On the tricky question of who really heads the firm, Teo gives a ready answer. ‘We are both equal partners and head up different fields,’ she says.

For Sim, the question of who is in charge is not an issue of contention. He stresses that having worked together for so long, it is generally ‘very easy’ to make decisions. 

‘For more complicated matters, we will normally act by mutual consensus, but in certain situations, one of us may be better placed to make the decision. For example, we have agreed that in the area of auditing, my wife will make the key decisions and vice versa for taxation,’ he explains.

Sim and Teo are proud that their firm is now one of the more established practices in Melaka but both admit it was not always easy.

‘To establish our firm, we worked extremely hard in the early years – so this meant never taking a day off and probably overworking ourselves. At the same time, we were raising our children, making it even more challenging to maintain a work-life balance. I am happy to say that we have a much better balance now,’ says Sim.

Their main challenge is to pass the firm on to the next generation and ensure the succession of the brand.

The right qualification

A family where both the parents and all the children are ACCA qualified is rare. Teo has no doubt that ACCA was the right choice not only for her and her husband, but for their children as well.

‘The ACCA syllabus covers a wide range of areas which help to prepare accountants for working life. It also makes our recruitment process easier as we know any candidates with the qualification will have a minimum skillset. 

‘In addition, we have clients asking us a variety of questions and the ACCA Qualification helps to provide a good starting point,’ she adds.

Sim says he took up the ACCA Qualification because he was ‘determined to be a successful accountant’ and so wanted to obtain a recognised accountancy qualification. 

‘I found that not only is ACCA recognised in Malaysia, but worldwide too. So I commuted daily to a college an hour away, as they offered the ACCA Qualification through afternoon and evening classes. 

Prior to his ACCA studies, Sim worked part-time as a teacher in a Chinese independent school. ‘Whilst I enjoyed this immensely, I wanted to utilise my free time to learn a new skill which would allow me to support myself financially. I found that accountancy offered a strong career path and reasonable course costs’. 

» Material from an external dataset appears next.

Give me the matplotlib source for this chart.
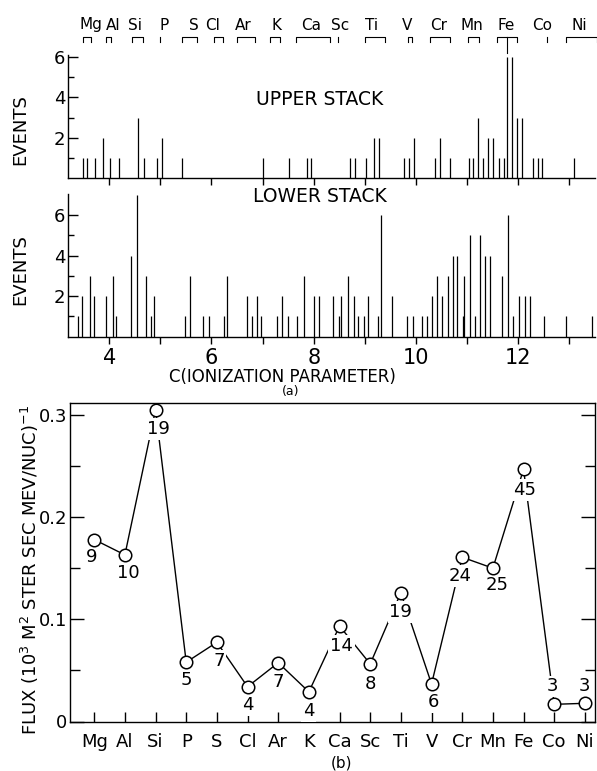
import numpy as np
import matplotlib
matplotlib.use('Agg')
import matplotlib.pyplot as plt
from matplotlib.transforms import blended_transform_factory

plt.rcParams['font.family'] = ['DejaVu Sans']

# element markers along the top of panel (a), in units of C
top_elements = ['Mg', 'Al', 'Si', 'P', 'S', 'Cl', 'Ar', 'K', 'Ca', 'Sc',
                'Ti', 'V', 'Cr', 'Mn', 'Fe', 'Co', 'Ni']
top_label_c = [3.65, 4.07, 4.51, 5.08, 5.66, 6.03, 6.62, 7.28, 7.94, 8.51,
               9.13, 9.82, 10.44, 11.09, 11.76, 12.47, 13.19]
bracket_lo = [3.48, 3.94, 4.44, 4.99, 5.43, 6.04, 6.50, 7.15, 7.65, 8.48,
              9.01, 9.84, 10.27, 11.02, 11.58, 12.56, 12.93]
bracket_hi = [3.64, 4.03, 4.66, 4.99, 5.72, 6.22, 6.86, 7.34, 8.32, 8.48,
              9.39, 9.92, 10.67, 11.23, 11.97, 12.56, 13.54]

# upper stack events
upper_c = [3.48, 3.56, 3.72, 3.87, 4.01, 4.19, 4.56, 4.67, 4.94, 5.03, 5.42,
           7.01, 7.51, 7.86, 7.95, 8.71, 8.81, 9.02, 9.18, 9.28, 9.77, 9.87,
           9.96, 10.37, 10.47, 10.67, 11.03, 11.12, 11.22, 11.32, 11.41, 11.50,
           11.63, 11.72, 11.79, 11.89, 11.98, 12.08, 12.30, 12.38, 12.47, 13.10]
upper_n = [1, 1, 1, 2, 1, 1, 3, 1, 1, 2, 1,
           1, 1, 1, 1, 1, 1, 1, 2, 2, 1, 1,
           2, 1, 2, 1, 1, 1, 3, 1, 2, 2,
           1, 1, 6, 6, 3, 3, 1, 1, 1, 1]

# lower stack events
lower_c = [3.38, 3.47, 3.62, 3.71, 3.93, 4.07, 4.14, 4.42, 4.55, 4.72, 4.82,
           4.87, 5.49, 5.58, 5.83, 5.95, 6.24, 6.30, 6.69, 6.79, 6.89, 6.96,
           7.28, 7.38, 7.49, 7.68, 7.82, 8.01, 8.10, 8.37, 8.49, 8.53, 8.67,
           8.78, 8.87, 8.98, 9.07, 9.25, 9.32, 9.53, 9.83, 9.94, 10.12, 10.22,
           10.32, 10.42, 10.52, 10.62, 10.72, 10.81, 10.93, 10.95, 11.05, 11.16,
           11.25, 11.36, 11.46, 11.68, 11.80, 11.91, 12.01, 12.13, 12.23, 12.51,
           12.93, 13.44]
lower_n = [1, 2, 3, 2, 2, 3, 1, 4, 7, 3, 1,
           2, 1, 3, 1, 1, 1, 3, 2, 1, 2, 1,
           1, 2, 1, 1, 3, 2, 2, 2, 1, 2, 3,
           2, 1, 1, 2, 1, 6, 2, 1, 1, 1, 1,
           2, 3, 2, 3, 4, 4, 1, 3, 5, 1,
           5, 4, 4, 3, 6, 1, 2, 2, 2, 1,
           1, 1]

# panel (b): flux per element and number of events
elements = ['Mg', 'Al', 'Si', 'P', 'S', 'Cl', 'Ar', 'K', 'Ca', 'Sc', 'Ti',
            'V', 'Cr', 'Mn', 'Fe', 'Co', 'Ni']
flux = [0.178, 0.163, 0.305, 0.058, 0.0775, 0.034, 0.0575, 0.029, 0.0934,
        0.0563, 0.126, 0.0367, 0.1607, 0.150, 0.2468, 0.0168, 0.0178]
counts = [9, 10, 19, 5, 7, 4, 7, 4, 14, 8, 19, 6, 24, 25, 45, 3, 3]

W, H = 597.0, 771.0
def fx(px):
    return px / W
def fy(py):
    return 1 - py / H

fig = plt.figure(figsize=(5.97, 7.71), dpi=100)

xlo, xhi = 3.192, 13.505
ppu = 20.25  # pixels per event

def stack_axes(base_px, ytop):
    ax = fig.add_axes([fx(68), fy(base_px), fx(595) - fx(68), ytop * ppu / H])
    ax.set_xlim(xlo, xhi)
    ax.set_ylim(0, ytop)
    ax.spines['top'].set_visible(False)
    ax.spines['right'].set_visible(False)
    for s in ['left', 'bottom']:
        ax.spines[s].set_linewidth(1.0)
    ax.set_yticks([2, 4, 6])
    ax.set_yticks([1, 3, 5], minor=True)
    ax.set_xticks(np.arange(4, 14))
    ax.tick_params(axis='y', which='major', direction='in', length=7, width=1,
                   labelsize=13, pad=2)
    ax.tick_params(axis='y', which='minor', direction='in', length=4, width=1)
    ax.tick_params(axis='x', direction='out', length=5, width=1)
    return ax

ax1 = stack_axes(178.3, 6.1)
ax1.vlines(upper_c, 0, upper_n, color='black', lw=0.9)
ax1.set_xticklabels([])
ax1.text(8.12, 3.87, 'UPPER STACK', ha='center', va='center', fontsize=13.5)

ax2 = stack_axes(336.7, 7.05)
ax2.vlines(lower_c, 0, lower_n, color='black', lw=0.9)
ax2.set_xticks(np.arange(4, 14))
ax2.set_xticklabels([str(v) if v % 2 == 0 else '' for v in range(4, 14)])
ax2.tick_params(axis='x', labelsize=15, pad=3)
ax2.text(8.12, 6.9, 'LOWER STACK', ha='center', va='center', fontsize=13.5)

fig.text(fx(20), fy(130), 'EVENTS', rotation=90, ha='center', va='center', fontsize=13)
fig.text(fx(20), fy(270), 'EVENTS', rotation=90, ha='center', va='center', fontsize=13)
fig.text(fx(282), fy(377), 'C(IONIZATION PARAMETER)', ha='center', va='center', fontsize=12)
fig.text(fx(291), fy(392), '(a)', ha='center', va='center', fontsize=9)

# element brackets above panel (a)
tr = blended_transform_factory(ax1.transData, fig.transFigure)
for name, xc, lo, hi in zip(top_elements, top_label_c, bracket_lo, bracket_hi):
    ax1.text(xc, fy(25), name, transform=tr, ha='center', va='center',
             fontsize=11, clip_on=False)
    if hi - lo < 0.02:
        ax1.plot([lo, lo], [fy(37), fy(42)], transform=tr, color='black',
                 lw=0.8, clip_on=False)
    else:
        ax1.plot([lo, lo, hi, hi], [fy(42), fy(37), fy(37), fy(42)],
                 transform=tr, color='black', lw=0.8, clip_on=False)
    if name == 'Fe':
        mid = 11.79
        ax1.plot([mid, mid], [fy(37), fy(53)], transform=tr, color='black',
                 lw=0.8, clip_on=False)

# panel (b)
ax3 = fig.add_axes([fx(70), fy(721.5), fx(595) - fx(70), (721.5 - 403) / H])
x = np.arange(len(elements))
ax3.plot(x, flux, color='black', lw=1.0, zorder=2)
ax3.plot(x, flux, 'o', ms=9, mfc='white', mec='black', mew=1.1, zorder=4)
offs = [(-3, -17), (3, -18), (3, -19), (0, -18), (2, -19), (0, -18),
        (0, -19), (0, -19), (2, -20), (0, -20), (0, -19), (2, -18),
        (-2, -19), (4, -17), (1, -21), (-2, 18), (0, 17)]
for xi, yi, n, (dx, dy) in zip(x, flux, counts, offs):
    ax3.annotate(str(n), (xi, yi), xytext=(dx, dy), textcoords='offset pixels',
                 ha='center', va='center', fontsize=13, zorder=3,
                 bbox=dict(boxstyle='square,pad=0.1', fc='white', ec='none'))
ax3.set_xlim(-0.79, 16.33)
ax3.set_ylim(0, 0.3116)
ax3.set_xticks(x)
ax3.set_xticklabels(elements)
ax3.set_yticks([0, 0.1, 0.2, 0.3])
ax3.set_yticklabels(['0', '0.1', '0.2', '0.3'])
ax3.set_yticks([0.05, 0.15, 0.25], minor=True)
ax3.tick_params(axis='x', direction='in', length=7, width=1, labelsize=13, pad=8)
ax3.tick_params(axis='y', which='major', direction='in', length=10, width=1,
                labelsize=13, pad=2, right=True)
ax3.tick_params(axis='y', which='minor', direction='in', length=7, width=1, right=True)
for s in ax3.spines.values():
    s.set_linewidth(1.0)
fig.text(fx(30), fy(570), r'FLUX (10$^3$ M$^2$ STER SEC MEV/NUC)$^{-1}$', rotation=90,
         ha='center', va='center', fontsize=13)
fig.text(fx(341), fy(763), '(b)', ha='center', va='center', fontsize=11)

fig.savefig('out.png', dpi=100)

Teo had her heart set on an accountancy career from the outset – though it was not such a popular career option back then. 

‘I had already decided that accountancy was my career of choice and I wanted to excel at it. ACCA was the most attractive option as it is recognised worldwide,’ she adds.

In fact, life could have been very different for Teo if she had not opted for ACCA. ‘I did a year as an apprentice to a quantity surveyor and was responsible for surveying the Seremban-KL highway. 

Wise choice

‘However, as the weather is so hot in Malaysia, I decided to change profession! Family members recommended accountancy as a good career choice as well as one with affordable course fees,’ she adds.

For Sim and Teo, the choice has paid off and they haven’t looked back.